**GIVEN PROBLEM**
List all lines of the data that include the string "seaborn".

[begin INFORMATION SUPPLIED]

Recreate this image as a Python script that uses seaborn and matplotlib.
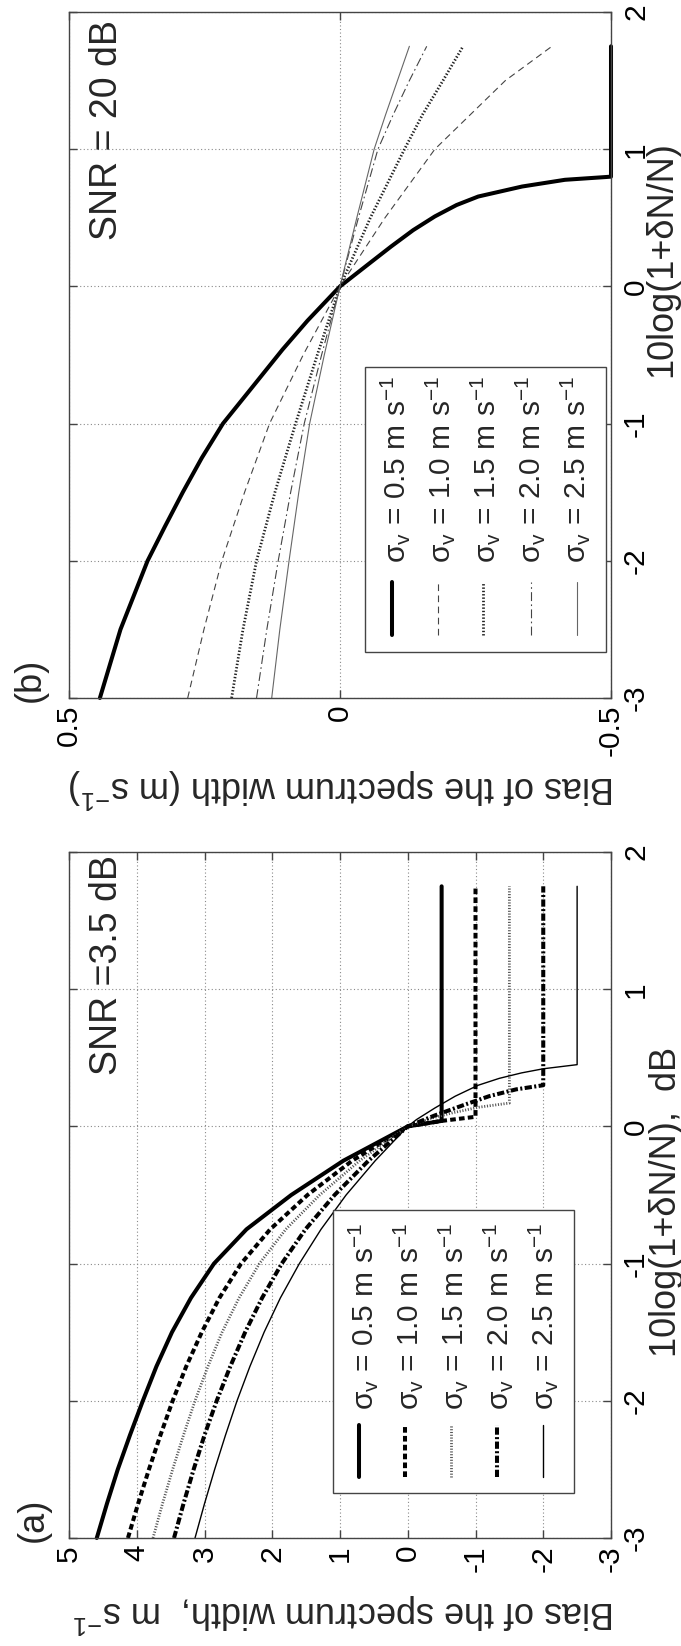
import numpy as np
import pandas as pd
import matplotlib
matplotlib.use("Agg")
import matplotlib.pyplot as plt
import seaborn as sns
from matplotlib.patches import Rectangle
from matplotlib.lines import Line2D

# ---------------- data ----------------
sigma_values = ["0.5", "1.0", "1.5", "2.0", "2.5"]

# panel (a): SNR = 3.5 dB   (db = 10log(1+dN/N), bias in m/s)
a_db_neg = [-3, -2.75, -2.5, -2.25, -2, -1.75, -1.5, -1.25, -1, -0.75, -0.5, -0.25, 0]
a_db_05 = a_db_neg + [0.04, 1.75]
a_bias_05 = [4.59, 4.44, 4.28, 4.10, 3.91, 3.71, 3.48, 3.20, 2.86, 2.38, 1.72, 0.95, 0,
             -0.5, -0.5]
a_db_10 = a_db_neg + [0.04, 0.07, 1.75]
a_bias_10 = [4.13, 3.98, 3.82, 3.65, 3.47, 3.27, 3.04, 2.78, 2.46, 2.03, 1.48, 0.82, 0,
             -0.5, -1.0, -1.0]
a_db_15 = a_db_neg + [0.06, 0.10, 0.14, 0.17, 1.75]
a_bias_15 = [3.76, 3.62, 3.47, 3.31, 3.14, 2.95, 2.74, 2.49, 2.19, 1.80, 1.30, 0.71, 0,
             -0.35, -0.67, -1.05, -1.5, -1.5]
a_db_20 = a_db_neg + [0.08, 0.16, 0.22, 0.27, 0.30, 1.75]
a_bias_20 = [3.45, 3.31, 3.16, 3.00, 2.82, 2.62, 2.40, 2.15, 1.86, 1.51, 1.08, 0.58, 0,
             -0.40, -0.85, -1.20, -1.60, -2.0, -2.0]
a_db_25 = a_db_neg + [0.05, 0.134, 0.22, 0.30, 0.35, 0.39, 0.42, 0.45, 1.75]
a_bias_25 = [3.14, 3.00, 2.85, 2.69, 2.52, 2.33, 2.12, 1.88, 1.60, 1.28, 0.91, 0.48, 0,
             -0.13, -0.40, -0.70, -1.04, -1.35, -1.68, -2.0, -2.5, -2.5]

# panel (b): SNR = 20 dB
b_db_05 = [-3, -2.5, -2, -1.75, -1.5, -1.25, -1, -0.75, -0.46, -0.25, 0,
           0.17, 0.29, 0.41, 0.51, 0.593, 0.655, 0.728, 0.777, 0.797, 0.80, 1.75]
b_bias_05 = [0.443, 0.405, 0.355, 0.323, 0.29, 0.255, 0.216, 0.165, 0.106, 0.06, 0,
             -0.055, -0.094, -0.135, -0.175, -0.215, -0.255, -0.336, -0.415, -0.49, -0.5, -0.5]
b_db_thin = [-3, -2.5, -2, -1.5, -1, -0.5, 0, 0.5, 1, 1.25, 1.5, 1.75]
b_bias_10 = [0.281, 0.251, 0.218, 0.176, 0.130, 0.068, 0, -0.083, -0.175, -0.240, -0.305, -0.391]
b_bias_15 = [0.200, 0.179, 0.154, 0.120, 0.082, 0.042, 0, -0.056, -0.119, -0.152, -0.190, -0.227]
b_bias_20 = [0.154, 0.135, 0.114, 0.091, 0.066, 0.034, 0, -0.034, -0.070, -0.098, -0.128, -0.160]
b_bias_25 = [0.126, 0.111, 0.094, 0.076, 0.056, 0.029, 0, -0.031, -0.063, -0.084, -0.106, -0.128]

a_bias_ticks = [5, 4, 3, 2, 1, 0, -1, -2, -3]
a_bias_ticklabels = ["5", "4", "3", "2", "1", "0", "-1", "-2", "-3"]
b_bias_ticks = [0.5, 0, -0.5]
b_bias_ticklabels = ["0.5", "0", "-0.5"]
db_ticks = [-3, -2, -1, 0, 1, 2]
db_ticklabels = ["-3", "-2", "-1", "0", "1", "2"]

# ---------------- style ----------------
sns.set_style("white")
plt.rcParams["font.family"] = ["Liberation Sans", "DejaVu Sans"]
plt.rcParams["mathtext.fontset"] = "custom"
plt.rcParams["mathtext.rm"] = "Liberation Sans"
plt.rcParams["mathtext.it"] = "Liberation Sans:italic"
plt.rcParams["mathtext.bf"] = "Liberation Sans:bold"
plt.rcParams["axes.unicode_minus"] = False

W, H = 681, 1646
fig = plt.figure(figsize=(W / 100, H / 100), dpi=100)
fig.patch.set_facecolor("white")


def fx(x):
    return x / W


def fy(y):
    return 1 - y / H


AX_L, AX_R = 69, 611
ax_b = fig.add_axes([fx(AX_L), fy(698), (AX_R - AX_L) / W, 686 / H])
ax_a = fig.add_axes([fx(AX_L), fy(1538), (AX_R - AX_L) / W, 686 / H])

a_styles = [
    dict(lw=2.9, ls="-", color="black"),
    dict(lw=2.9, ls=(0, (1.4, 0.8)), color="black"),
    dict(lw=2.0, ls=(0, (0.4, 0.6)), color="#555555"),
    dict(lw=2.9, ls=(0, (1.8, 0.6, 0.5, 0.6)), color="black"),
    dict(lw=1.0, ls="-", color="black"),
]
b_styles = [
    dict(lw=2.9, ls="-", color="black"),
    dict(lw=0.8, ls=(0, (6, 4)), color="#444444"),
    dict(lw=2.0, ls=(0, (0.5, 0.7)), color="#222222"),
    dict(lw=0.8, ls=(0, (8, 3, 1.5, 3)), color="#444444"),
    dict(lw=0.8, ls="-", color="#666666"),
]

a_series = [(a_db_05, a_bias_05), (a_db_10, a_bias_10), (a_db_15, a_bias_15),
            (a_db_20, a_bias_20), (a_db_25, a_bias_25)]
b_series = [(b_db_05, b_bias_05), (b_db_thin, b_bias_10), (b_db_thin, b_bias_15),
            (b_db_thin, b_bias_20), (b_db_thin, b_bias_25)]

SP_COL = "#444444"
TICK_FS = 21.5


def setup(ax, xlim, xticks, xticklabels):
    ax.set_xlim(*xlim)
    ax.set_ylim(-3, 2)
    ax.set_xticks(xticks)
    ax.set_xticklabels(xticklabels)
    ax.set_yticks(db_ticks)
    ax.set_yticklabels(db_ticklabels)
    ax.set_axisbelow(True)
    ax.grid(True, ls=(0, (1, 2.2)), color="#8a8a8a", lw=0.8)
    for s in ax.spines.values():
        s.set_color(SP_COL)
        s.set_linewidth(1.0)
        s.set_visible(True)
    ax.tick_params(axis="both", direction="in", length=6, width=1, color=SP_COL,
                   top=True, bottom=True, left=True, right=True,
                   labelleft=False, labelright=True, labelbottom=True, labeltop=False,
                   labelsize=TICK_FS, labelcolor="black")
    ax.tick_params(axis="x", labelrotation=90, pad=5)
    ax.tick_params(axis="y", labelrotation=90, pad=8)
    for t in ax.yaxis.get_majorticklabels():
        t.set_va("center")
        t.set_ha("left")
    ax.set_xlabel("")
    ax.set_ylabel("")


for (db, bias), st in zip(a_series, a_styles):
    sns.lineplot(x=bias, y=db, ax=ax_a, sort=False, estimator=None,
                 color=st["color"], linewidth=st["lw"], linestyle=st["ls"], clip_on=False)
for (db, bias), st in zip(b_series, b_styles):
    sns.lineplot(x=bias, y=db, ax=ax_b, sort=False, estimator=None,
                 color=st["color"], linewidth=st["lw"], linestyle=st["ls"], clip_on=False)

setup(ax_a, (5, -3), a_bias_ticks, a_bias_ticklabels)
setup(ax_b, (0.5, -0.5), b_bias_ticks, b_bias_ticklabels)


# ---------------- manual (rotated) legends ----------------
def legend(box, sample_x, sample_y, base_x, text_y, styles):
    x0, y0, x1, y1 = box
    fig.add_artist(Rectangle((fx(x0), fy(y1)), (x1 - x0) / W, (y1 - y0) / H,
                             transform=fig.transFigure, facecolor="white",
                             edgecolor=SP_COL, linewidth=1.0, zorder=5))
    for sx, bx, st, sv in zip(sample_x, base_x, styles, sigma_values):
        fig.add_artist(Line2D([fx(sx), fx(sx)], [fy(sample_y[1]), fy(sample_y[0])],
                              transform=fig.transFigure, color=st["color"],
                              linewidth=st["lw"], linestyle=st["ls"], zorder=6))
        fig.text(fx(bx), fy(text_y),
                 "\u03c3$_\\mathregular{v}$ = " + sv + " m s$^\\mathregular{-1}$",
                 rotation=90, rotation_mode="anchor", ha="left", va="baseline",
                 fontsize=21.5, zorder=7)


legend((333, 1210, 574, 1493), [359, 405, 451, 497, 543], (1425, 1477),
       [373, 418, 463, 508, 553], 1410, a_styles)
legend((365, 367, 606, 652), [392, 438, 483, 531, 577], (582, 635),
       [405, 450, 495, 540, 585], 563, b_styles)

# ---------------- texts ----------------
LAB_FS = 26
fig.text(fx(344), fy(1613), "Bias of the spectrum width,  m s$^\\mathregular{-1}$",
         rotation=180, ha="center", va="center", fontsize=LAB_FS)
fig.text(fx(342), fy(788), "Bias of the spectrum width (m s$^\\mathregular{-1}$)",
         rotation=180, ha="center", va="center", fontsize=LAB_FS)
fig.text(fx(666), fy(1202), "10log(1+\u03b4N/N),  dB",
         rotation=90, ha="center", va="center", fontsize=LAB_FS)
fig.text(fx(662), fy(259), "10log(1+\u03b4N/N)",
         rotation=90, ha="center", va="center", fontsize=LAB_FS)
fig.text(fx(33), fy(1520), "(a)", rotation=90, ha="center", va="center", fontsize=LAB_FS)
fig.text(fx(30), fy(680), "(b)", rotation=90, ha="center", va="center", fontsize=LAB_FS)
fig.text(fx(107), fy(965), "SNR =3.5 dB", rotation=90, ha="center", va="center", fontsize=27)
fig.text(fx(107), fy(130), "SNR = 20 dB", rotation=90, ha="center", va="center", fontsize=27)

fig.savefig("out.png", dpi=100, facecolor="white")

[end INFORMATION SUPPLIED]

**TASK RESPONSE**
Recreate this image as a Python script that uses seaborn and matplotlib.
import seaborn as sns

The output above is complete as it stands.